- [THE TASK]: Faithfully return all lines, omitting every embedded picture.

- [COLLECTED MATERIAL]:

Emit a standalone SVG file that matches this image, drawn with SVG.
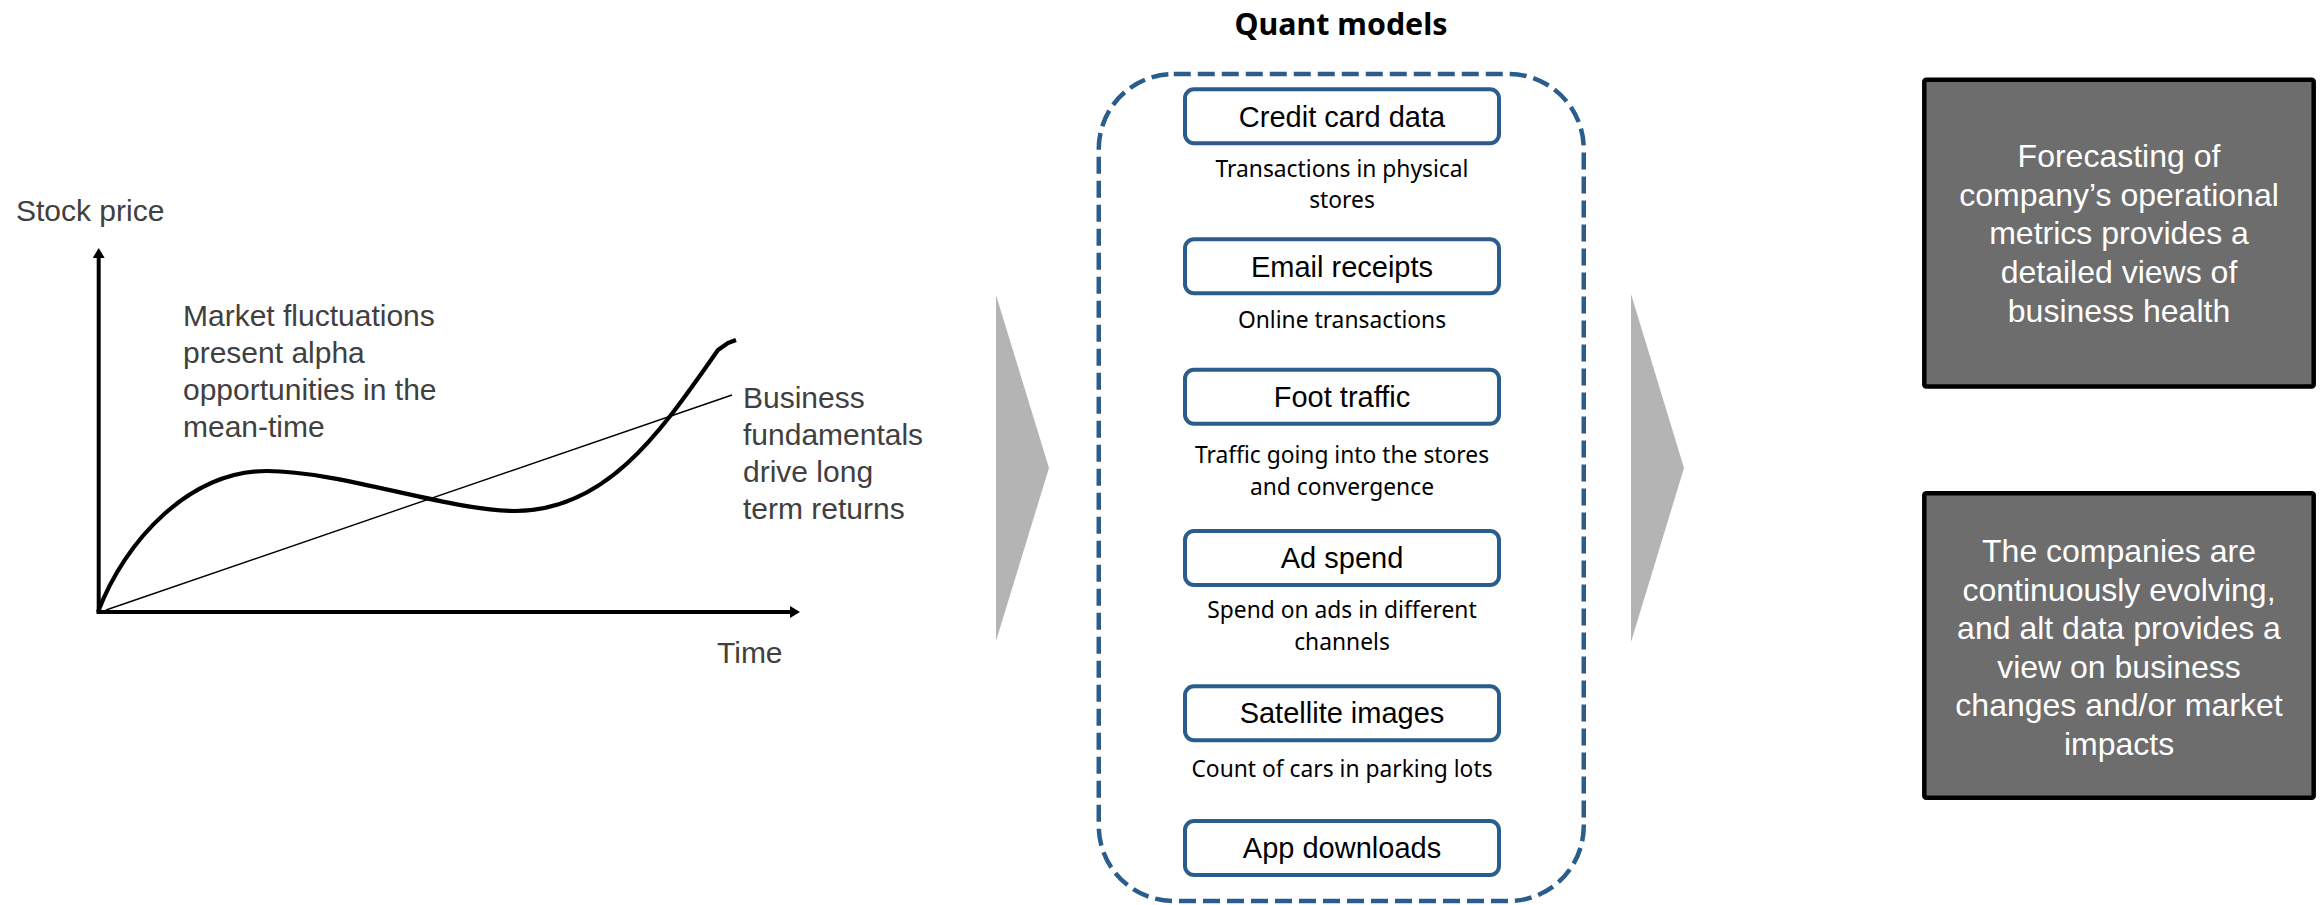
<svg xmlns="http://www.w3.org/2000/svg" width="2323" height="905" viewBox="0 0 2323 905">
  <defs>
    <style>
      .lbl { font-family: "Liberation Sans", Arial, sans-serif; font-size: 30px; fill: #404040; }
      .ttl { font-family: "Noto Sans", "Open Sans", sans-serif; font-size: 30.4px; font-weight: bold; fill: #000; text-anchor: middle; }
      .src { fill: #fff; stroke: #2A5D8C; stroke-width: 4; }
      .srct { font-family: "Liberation Sans", Arial, sans-serif; font-size: 29px; fill: #000; text-anchor: middle; }
      .sub { font-family: "Noto Sans", "Open Sans", sans-serif; font-size: 22.8px; fill: #000; text-anchor: middle; }
      .out { fill: #6D6D6D; stroke: #000; stroke-width: 4.5; }
      .outt { font-family: "Liberation Sans", Arial, sans-serif; font-size: 32px; fill: #fff; text-anchor: middle; }
      .chev { fill: #B4B4B4; }
      .axis { stroke: #000; stroke-width: 4; fill: none; }
    </style>
    <marker id="ah" markerUnits="userSpaceOnUse" markerWidth="10" markerHeight="12" refX="0" refY="6" orient="auto">
      <path d="M0,0 L10,6 L0,12 Z" fill="#000"/>
    </marker>
  </defs>
  <rect width="2323" height="905" fill="#fff"/>

  <g id="chart">
    <text class="lbl" x="16" y="221">Stock price</text>
    <line class="axis" x1="98.7" y1="614" x2="98.7" y2="258" marker-end="url(#ah)"/>
    <line class="axis" x1="96.7" y1="612" x2="790" y2="612" marker-end="url(#ah)"/>
    <text class="lbl" x="717" y="663">Time</text>
    <line x1="106" y1="610" x2="732" y2="395" stroke="#000" stroke-width="1.4"/>
    <path d="M98,612 C125,540 190,471 267,471 C340,471 450,511 515,511 C610,511 665,425 718,350 L728,343 L736,340" fill="none" stroke="#000" stroke-width="4.2" stroke-linejoin="round"/>
    <text class="lbl" x="183" y="326">Market fluctuations</text>
    <text class="lbl" x="183" y="363">present alpha</text>
    <text class="lbl" x="183" y="400">opportunities in the</text>
    <text class="lbl" x="183" y="437">mean-time</text>
    <text class="lbl" x="743" y="407.5">Business</text>
    <text class="lbl" x="743" y="444.5">fundamentals</text>
    <text class="lbl" x="743" y="481.5">drive long</text>
    <text class="lbl" x="743" y="518.5">term returns</text>
  </g>

  <g id="quant-models">
    <text class="ttl" x="1341" y="35">Quant models</text>
    <rect x="1098.75" y="74" width="485" height="827" rx="75" ry="75" fill="none" stroke="#2A5D8C" stroke-width="4.5" stroke-dasharray="17 7"/>
  </g>

  <g id="credit-card-data">
    <rect class="src" x="1185" y="89.3" width="314" height="54" rx="9"/>
    <text class="srct" x="1342" y="126.7">Credit card data</text>
    <text class="sub" x="1342" y="176.7">Transactions in physical</text>
    <text class="sub" x="1342" y="208.3">stores</text>
  </g>
  <g id="email-receipts">
    <rect class="src" x="1185" y="239.3" width="314" height="54" rx="9"/>
    <text class="srct" x="1342" y="276.7">Email receipts</text>
    <text class="sub" x="1342" y="328.3">Online transactions</text>
  </g>
  <g id="foot-traffic">
    <rect class="src" x="1185" y="369.7" width="314" height="54" rx="9"/>
    <text class="srct" x="1342" y="406.7">Foot traffic</text>
    <text class="sub" x="1342" y="463.3">Traffic going into the stores</text>
    <text class="sub" x="1342" y="495">and convergence</text>
  </g>
  <g id="ad-spend">
    <rect class="src" x="1185" y="531" width="314" height="54" rx="9"/>
    <text class="srct" x="1342" y="568.3">Ad spend</text>
    <text class="sub" x="1342" y="618.3">Spend on ads in different</text>
    <text class="sub" x="1342" y="650">channels</text>
  </g>
  <g id="satellite-images">
    <rect class="src" x="1185" y="686.3" width="314" height="54" rx="9"/>
    <text class="srct" x="1342" y="723.3">Satellite images</text>
    <text class="sub" x="1342" y="777.3">Count of cars in parking lots</text>
  </g>
  <g id="app-downloads">
    <rect class="src" x="1185" y="821" width="314" height="54" rx="9"/>
    <text class="srct" x="1342" y="858.3">App downloads</text>
  </g>

  <g id="forecasting">
    <rect class="out" x="1924.3" y="79.8" width="389.4" height="306.7" rx="2"/>
    <text class="outt" x="2119" y="167">Forecasting of</text>
    <text class="outt" x="2119" y="205.7">company’s operational</text>
    <text class="outt" x="2119" y="244.4">metrics provides a</text>
    <text class="outt" x="2119" y="283.1">detailed views of</text>
    <text class="outt" x="2119" y="321.8">business health</text>
  </g>
  <g id="evolving">
    <rect class="out" x="1924.3" y="493.3" width="389.4" height="304.4" rx="2"/>
    <text class="outt" x="2119" y="562">The companies are</text>
    <text class="outt" x="2119" y="600.5">continuously evolving,</text>
    <text class="outt" x="2119" y="639">and alt data provides a</text>
    <text class="outt" x="2119" y="677.5">view on business</text>
    <text class="outt" x="2119" y="716">changes and/or market</text>
    <text class="outt" x="2119" y="754.5">impacts</text>
  </g>

  <g id="connectors">
    <polygon class="chev" points="996,295 1049,468 996,641"/>
    <polygon class="chev" points="1631,294 1684,468 1631,642"/>
  </g>
</svg>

- [PROBLEM SOLUTION]:
Emit a standalone SVG file that matches this image, drawn with SVG.
<svg xmlns="http://www.w3.org/2000/svg" width="2323" height="905" viewBox="0 0 2323 905">
  <defs>
    <style>
      .lbl { font-family: "Liberation Sans", Arial, sans-serif; font-size: 30px; fill: #404040; }
      .ttl { font-family: "Noto Sans", "Open Sans", sans-serif; font-size: 30.4px; font-weight: bold; fill: #000; text-anchor: middle; }
      .src { fill: #fff; stroke: #2A5D8C; stroke-width: 4; }
      .srct { font-family: "Liberation Sans", Arial, sans-serif; font-size: 29px; fill: #000; text-anchor: middle; }
      .sub { font-family: "Noto Sans", "Open Sans", sans-serif; font-size: 22.8px; fill: #000; text-anchor: middle; }
      .out { fill: #6D6D6D; stroke: #000; stroke-width: 4.5; }
      .outt { font-family: "Liberation Sans", Arial, sans-serif; font-size: 32px; fill: #fff; text-anchor: middle; }
      .chev { fill: #B4B4B4; }
      .axis { stroke: #000; stroke-width: 4; fill: none; }
    </style>
    <marker id="ah" markerUnits="userSpaceOnUse" markerWidth="10" markerHeight="12" refX="0" refY="6" orient="auto">
      <path d="M0,0 L10,6 L0,12 Z" fill="#000"/>
    </marker>
  </defs>
  <rect width="2323" height="905" fill="#fff"/>

  <g id="chart">
    <text class="lbl" x="16" y="221">Stock price</text>
    <line class="axis" x1="98.7" y1="614" x2="98.7" y2="258" marker-end="url(#ah)"/>
    <line class="axis" x1="96.7" y1="612" x2="790" y2="612" marker-end="url(#ah)"/>
    <text class="lbl" x="717" y="663">Time</text>
    <line x1="106" y1="610" x2="732" y2="395" stroke="#000" stroke-width="1.4"/>
    <path d="M98,612 C125,540 190,471 267,471 C340,471 450,511 515,511 C610,511 665,425 718,350 L728,343 L736,340" fill="none" stroke="#000" stroke-width="4.2" stroke-linejoin="round"/>
    <text class="lbl" x="183" y="326">Market fluctuations</text>
    <text class="lbl" x="183" y="363">present alpha</text>
    <text class="lbl" x="183" y="400">opportunities in the</text>
    <text class="lbl" x="183" y="437">mean-time</text>
    <text class="lbl" x="743" y="407.5">Business</text>
    <text class="lbl" x="743" y="444.5">fundamentals</text>
    <text class="lbl" x="743" y="481.5">drive long</text>
    <text class="lbl" x="743" y="518.5">term returns</text>
  </g>

  <g id="quant-models">
    <text class="ttl" x="1341" y="35">Quant models</text>
    <rect x="1098.75" y="74" width="485" height="827" rx="75" ry="75" fill="none" stroke="#2A5D8C" stroke-width="4.5" stroke-dasharray="17 7"/>
  </g>

  <g id="credit-card-data">
    <rect class="src" x="1185" y="89.3" width="314" height="54" rx="9"/>
    <text class="srct" x="1342" y="126.7">Credit card data</text>
    <text class="sub" x="1342" y="176.7">Transactions in physical</text>
    <text class="sub" x="1342" y="208.3">stores</text>
  </g>
  <g id="email-receipts">
    <rect class="src" x="1185" y="239.3" width="314" height="54" rx="9"/>
    <text class="srct" x="1342" y="276.7">Email receipts</text>
    <text class="sub" x="1342" y="328.3">Online transactions</text>
  </g>
  <g id="foot-traffic">
    <rect class="src" x="1185" y="369.7" width="314" height="54" rx="9"/>
    <text class="srct" x="1342" y="406.7">Foot traffic</text>
    <text class="sub" x="1342" y="463.3">Traffic going into the stores</text>
    <text class="sub" x="1342" y="495">and convergence</text>
  </g>
  <g id="ad-spend">
    <rect class="src" x="1185" y="531" width="314" height="54" rx="9"/>
    <text class="srct" x="1342" y="568.3">Ad spend</text>
    <text class="sub" x="1342" y="618.3">Spend on ads in different</text>
    <text class="sub" x="1342" y="650">channels</text>
  </g>
  <g id="satellite-images">
    <rect class="src" x="1185" y="686.3" width="314" height="54" rx="9"/>
    <text class="srct" x="1342" y="723.3">Satellite images</text>
    <text class="sub" x="1342" y="777.3">Count of cars in parking lots</text>
  </g>
  <g id="app-downloads">
    <rect class="src" x="1185" y="821" width="314" height="54" rx="9"/>
    <text class="srct" x="1342" y="858.3">App downloads</text>
  </g>

  <g id="forecasting">
    <rect class="out" x="1924.3" y="79.8" width="389.4" height="306.7" rx="2"/>
    <text class="outt" x="2119" y="167">Forecasting of</text>
    <text class="outt" x="2119" y="205.7">company’s operational</text>
    <text class="outt" x="2119" y="244.4">metrics provides a</text>
    <text class="outt" x="2119" y="283.1">detailed views of</text>
    <text class="outt" x="2119" y="321.8">business health</text>
  </g>
  <g id="evolving">
    <rect class="out" x="1924.3" y="493.3" width="389.4" height="304.4" rx="2"/>
    <text class="outt" x="2119" y="562">The companies are</text>
    <text class="outt" x="2119" y="600.5">continuously evolving,</text>
    <text class="outt" x="2119" y="639">and alt data provides a</text>
    <text class="outt" x="2119" y="677.5">view on business</text>
    <text class="outt" x="2119" y="716">changes and/or market</text>
    <text class="outt" x="2119" y="754.5">impacts</text>
  </g>

  <g id="connectors">
    <polygon class="chev" points="996,295 1049,468 996,641"/>
    <polygon class="chev" points="1631,294 1684,468 1631,642"/>
  </g>
</svg>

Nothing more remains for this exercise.